Life was very difficult in the nineteenth century particularly for the notoriously dissolute females. However, this was also the time that heralded great changes for women. A number of legislative changes took place to provide greater rights to women.

The nineteenth century was also the century in which the right to vote was enhanced and extended, first to disenfranchised men and finally to women. In England the campaign for women’s right to vote began towards the end of the nineteenth century, with the founding of the National Union of Women’s Suffrage in 1897. Women in Ireland also developed suffrage campaigns setting up organisations such as, the Irish Women’s Suffrage and Local Government Association and the Munster Women’s Franchise League. In 1903 the more militant Women’s Social and Political Union was founded by Emmeline Pankhurst in England and in Ireland the Irish Women’s Franchise League was established in 1908.

In England, the suffrage campaign by women was interrupted by the outbreak of war and many of the call by many of their members to support the government in response. In Ireland, women had already begun to campaign for nationalism and in 1914 Cumann na mBan was established. Many women participated in the fight for nationalism in 1916 and beyond. With the introduction of the Representation of the People Act in 1918 the right to vote was granted to women over the age of 30 and Cumann na mBan campaigned heavily for the nationalist cause in the General Election of 1918.

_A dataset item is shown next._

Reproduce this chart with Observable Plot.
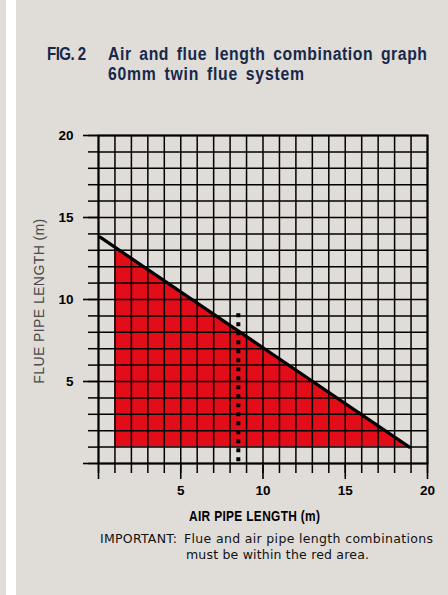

Today women and men enjoy the same right to vote. However, statistics show that often neither men nor women choose to exercise this right that was so hard won by those nineteenth century campaigns. Much has changed for women today and many of these changes are a result of the campaigns begun in the nineteenth century. Each year International Women’s Day is held on March 8th to give women and opportunity to celebrate the economic, social, cultural and political achievements for women and it also presents women and men with the opportunity to question how much has changed in society and whether women have indeed found equal rights and an equal voice in the world.